14th May 2013 By: Martin Creamer - Creamer Media Editor

JOHANNESBURG (miningweekly.com) – The dynamics of the mining industry were changing, with big no longer necessarily being the best way on a go-forward basis, Auroch Minerals MD Dean Cunningham said on Tuesday.

The former mining analyst and investment banker said the trend going forward would be on turning small, flexible, cash-generating projects to account at a time of limited access to capital.

ASX-listed Auroch earlier this year raised $3-million to augment its cash of $5-million, to intensify exploration drilling at the Manica project on the 140 km Odzi-Mutare-Manica gold belt in central Mozambique, on the corridor that links Beira to Zimbabwe.

“It’s now all about free cash flow and flexibility, making smaller projects work and having a grouping of smaller-sized projects,” Cunningham told Mining Weekly Online (see also attached video).

Against the background of the number of big projects declining and becoming more challenging, mining companies needed to bring down operating costs in line with the project size and maximise returns.

Packaging high-returning small projects together could be the ideal.

“It’s all about making smaller projects work and putting these projects together,” he told Mining Weekly Online in the video interview.

The industry was moving into an era of big no longer always being beautiful, and a much stronger emphasis being placed on value rather than volume.

With the depletion of the large flat tabular orebodies, there was a new focus on the historical greenstone gold mineralisation.

“That’s where the industry’s going,” said the former TWP Finance CEO.
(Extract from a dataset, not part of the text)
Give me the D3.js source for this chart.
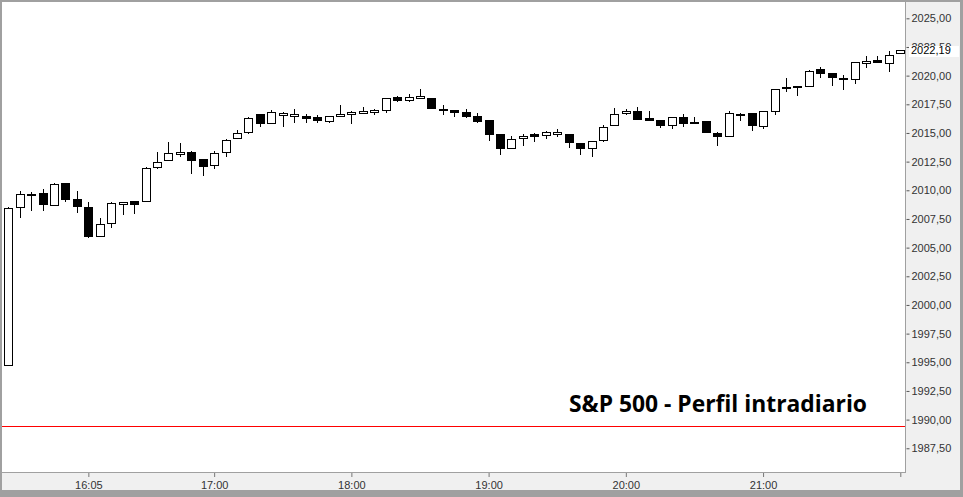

Given the patchiness of greenstones, the need for a high level of geological understanding was paramount.

Extensive drilling was thus being carried out at Manica, which Auroch acquired from the JSE-listed Pan African Resources, which continued to retain a significant shareholding in the project.

“We’ve drilled in the order of 7 400 m of diamond drilling since January,” Cunningham said, adding that the area’s historical grades were between 2 g/t and 7 g/t.

Auroch acquired three-million ounces of compliant resource from Pan African, an area in which, in its period of ownership, Pan African invested some $19-million, and into which Auroch had itself invested more than $2.5-million since January.